After losing herself on a walk away from Bobby's home, May finds her way to the cramped apartment of her daughter, Paula (Cathryn Bradshaw). Paula's a mess, a single mum so disoriented by years of amateur psychobabble that she's still flailing to sort out why she can't find professional fulfillment (as an unpublished writer) or personal fulfillment (with Darren, who's apparently unhappily married, with an autistic child). Paula restarts her relationship with her mother in passive-agressive fits and starts: blaming May for poor parenting, but begging her to ply Darren about his true feelings. Paula rhetorically asks May, "What are we going to with you?"; if this were Paula's tragedy, her tragic flaw would be her casual dismissal of her resilient mother.

Luckily, The Mother is too complicated to follow tragic convention. May gamely engages Darren, but soon her vague, understandable attraction to the studly young man turns to equally understandable romantic obsession, and The Mother moves into rarely charted dramatic territory. That Kureishi (My Beautiful Laundrette, Intimacy) and Michell (Persuasion, Notting Hill) keep the story credible and honest testifies to their skill at subtly teasing out the intensity, emotional dynamism, and satirical bite we associate with Ibsen, within the milieu of modern cinema. Their sense of detail extends (sometimes overextends) to elegantly composed visuals, but their métier is observation of cruel interpersonal politics, which move momentarily into excruciating comic territory as the children discover their widowed mother is not the sexless lump they assumed her to be.

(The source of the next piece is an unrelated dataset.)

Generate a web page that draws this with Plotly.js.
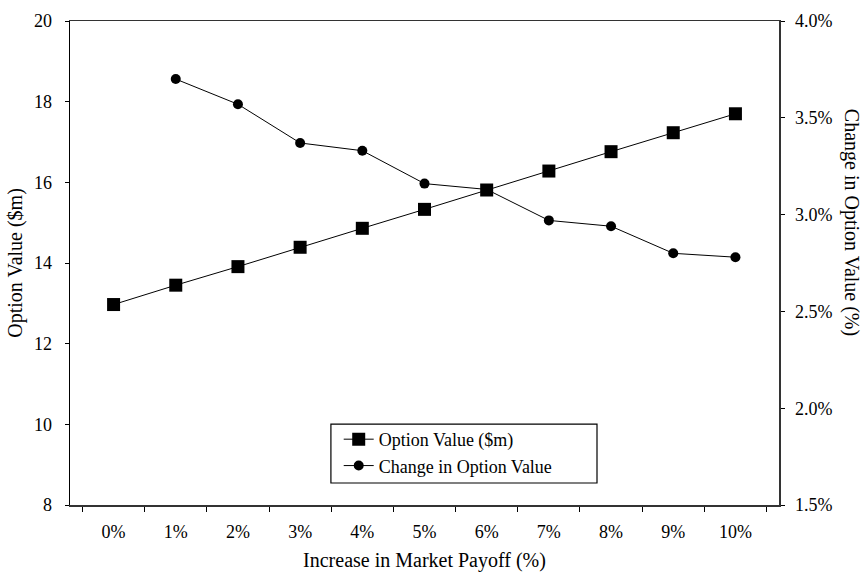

Though Kureishi fairly examines each character, he does so solely from the perspective of "The Mother," which brilliantly and unsettlingly uses cinematic terms to heighten the impact of the story. We know as little about Darren as May does, and we must suss out his emotional truth based on what he tells May in verbal and body language (expertly conveyed by Craig, last seen as Ted Hughes in Sylvia). Reid, whose character is often alone with the audience, commandingly lets us into May's mindset. Devastating truths seem to escape from her lips; at the outset of her late-life self-discovery, she retorts to her placating son, "If I sit down, then I'll never get up again." Soon, she's recklessly building herself up at Paula's expense, encroaching on her relationship with Darren, and spilling hurtful emotional secrets at her daughter's writer's group. Though the pre-fade-out non-resolution is arguably a cop-out, the final consignments of the characters pack punches all the same. The Mother's greatest triumph is refusing to paint any character as villainous or saintly: rather, they are inspiringly, horribly human.